Dass es so weit kam, liegt nicht etwa daran, dass er sich das Amt schon lange zum Ziel gesetzt hätte. «Ich wurde angefragt, und ich habe gedacht: Doch, das will ich machen, ich will meinen Beitrag leisten», sagt Thambirajah. Er hat nicht vergessen, dass seine Eltern einst, in den 80er-Jahren, mit «halbleeren Koffern» in Marbach aufkreuzten. Heute wohnen sie mit den drei Söhnen – auch Janojan, der älteste, lebt noch zu Hause – in einem der vielen Einfamilienhäuser im Dorf, sie haben es vor ein paar Jahren gekauft.

Einen Beitrag leisten: Dazu wären eigentlich überraschend viele der unter 35-Jährigen bereit. Eine entsprechende repräsentative Befragung im Rahmen des Promo35-Projekts hat ergeben, dass sich rund 20 Prozent von ihnen vorstellen können, auf Stufe Gemeinde ein Amt zu übernehmen.

Die entscheidende Frage ist: Wie lässt sich dieses Rekrutierungspotenzial ausschöpfen? Dass dies heute nicht gelingt, liegt auch daran, dass der Kandidaturprozess vielen aus der U35-Generation nicht bekannt ist. 83 Prozent geben an, ihn nicht zu kennen. Gleichzeitig glauben 69 Prozent der Gemeinden, dass das Gegenteil der Fall ist.

«Diese Diskrepanz sticht ins Auge», sagt Derungs, und aus ihr folgt eine der Empfehlungen an die Gemeinden: Sie sollen mögliche junge Kandidaten gezielter ansprechen, aktive Nachwuchsförderung betreiben, die politischen Prozesse besser aufzeigen und die Kandidaten im Wahlprozess begleiten und unterstützen. «Wenn es gelänge, das Rekrutierungspotenzial bei der U35-Generation auszuschöpfen, wäre das heutige Personalproblem vielerorts gelöst», sagt Derungs.

In Marbach steht ein Entscheid an

Janojan Thambirajah ist nun seit bald zwei Jahren Gemeinderat, und er findet, dass sich das für ihn gelohnt habe. «Ich habe viel gelernt», sagt er, und so müsse man das Amt des Gemeinderats als junger Mann unter anderem betrachten: Als Horizonterweiterung.
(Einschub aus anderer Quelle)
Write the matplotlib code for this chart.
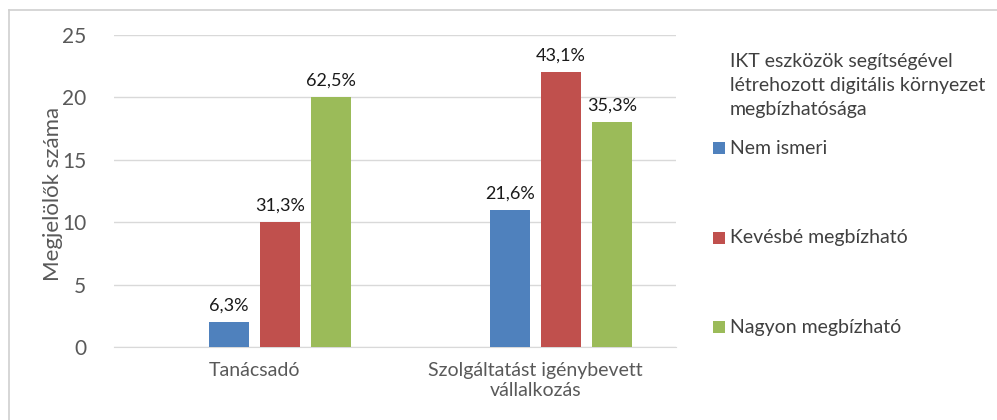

Er hofft, dass künftig mehr Vertreter aus seiner Generation in die Gemeindeexekutiven gehen, «es ist wichtig, dass wir unsere Perspektive einbringen, schliesslich müssen wir nachher mit vielen Entscheiden leben», sagt er.

Bald steht die wichtigste Entscheidung in Thambirajahs junger Politlaufbahn an, die Marbacher entscheiden am 25. November, ob sie mit der Nachbargemeinde Rebstein fusionieren wollen. Der Gemeinderat empfiehlt ein Ja, und wenn man Thambirajah fragt, wie er das sieht, dann klingt er schon wie ein erfahrener Politveteran: «Wir sind eine Kollegialbehörde, und ich stehe hinter dem Entscheid des Gremiums», sagt er.